“The selfish interest of the employers is clear - we expect the higher education institutions to prepare sufficient human resources for the new economy of Bulgaria. You are here as our employers, so today we will listen and you will speak. We expect you to share your views, concerns, problems and assess together what in reality and in practice we can make to change the system of science and education for the better.”
With these words, the Executive President of BIA Radosvet Radev opened a working meeting today (26 October 2018) with rectors of higher schools and heads of scientific institutes at the Bulgarian Academy of Sciences, as well as scientific and technical unions - members of BIA. The meeting was attended by the rectors of the Technical University of Sofia, Prof. Georgi Mihov, the University of Architecture, Civil Engineering and Geodesy - Prof. Ivan Markov, and the University of Chemical Technology and Metallurgy - Prof. Mitko Georgiev, the President of the International Business School - Lena Gaidarska, the director of the Institute for Economic Research at the Bulgarian Academy of Sciences - Prof. Alexander Tasev, Professor Tatyana Hubenova from the Institute of Economics at BAS, Prof. Kamen Veselinov from the Institute of Metal Science at BAS, the Executive Director of the Union of Automatics and Informatics - Vesselin Akhanov, and Prof. Ivan Yachev - Chairman of the Federation of Scientific and Technical Unions, Prof. Kamen Veselinov from the Institute of Metal Science at BAS and former Rector of Technical University of Sofia, as well as Acad. Stefan Vodenicharov - also a representative of The Institute of Metal Science, member of the Managing Board of BIA and former chairman of the Bulgarian Academy of Sciences.
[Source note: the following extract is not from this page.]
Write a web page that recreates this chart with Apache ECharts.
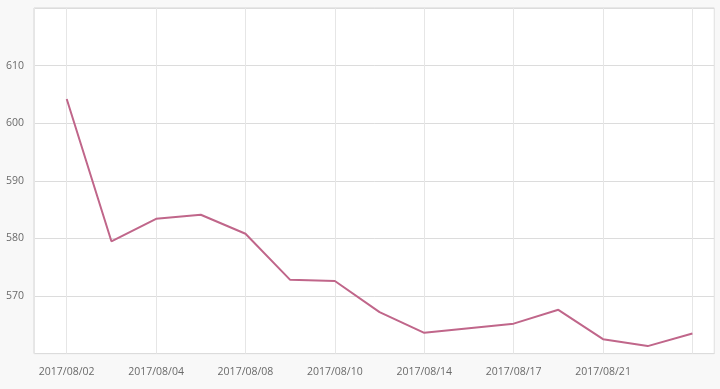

According to Prof. Kamen Veselinov, there must be a differentiation of higher education institutions, both in terms of the supported majors and in terms of their financing. “It was a dramatic mistake for HEIs to be named universities and to be allowed to study in all majors and at all levels, incl. PhD degrees,” said Prof. Veselinov. As an example, he pointed out that in the United States only 10% of HEIs are entitled to PhD degrees.
Competitive funding should be complementary rather than part of the core funding of higher education institutions. In addition, it must be consistent with what specialties are funded because one is the cost of engineering and engineering training (including the construction and maintenance of laboratories), another is the cost of humanitarian specialties.
According to the rector of the Technical University of Sofia, Prof. Georgi Mihov, when speaking of higher education, the remaining degrees of education should not be forgotten. “Without good secondary education, there can be no good tertiary education,” prof. Mihov said. According to him, the destruction of the system of technical secondary schools forces businesses to look for technical staff from higher education, which puts an additional burden on the system. The rector of the Technical University has drawn attention to the fact that, despite the large number of higher education institutions, there is no private technical university, except for the two IT universities that are specialized in software but not hardware.
According to the head of the Institute for Economic Research at the Bulgarian Academy of Sciences - Prof. Alexander Tasev, the key task of the scientific and academic circles is to develop a qualitative analysis and forecast labor market processes, in partnership with businesses and institutions, which will allow for precise planning of the admission to HEIs. The second key issue is the application by the business of mechanisms to attract young people to certain professions, but more importantly - to be kept on the Bulgarian labor market, i.e. to stop the emigration flow.
“You have given us arguments and you have supplied us with one more armor so that we can better represent your interests to the competent institutions,” Radosvet Radev concluded. He made the commitment that meetings such as this one to become a tradition so that issues are shared in good time and practical solutions are sought and steps are taken to overcome them.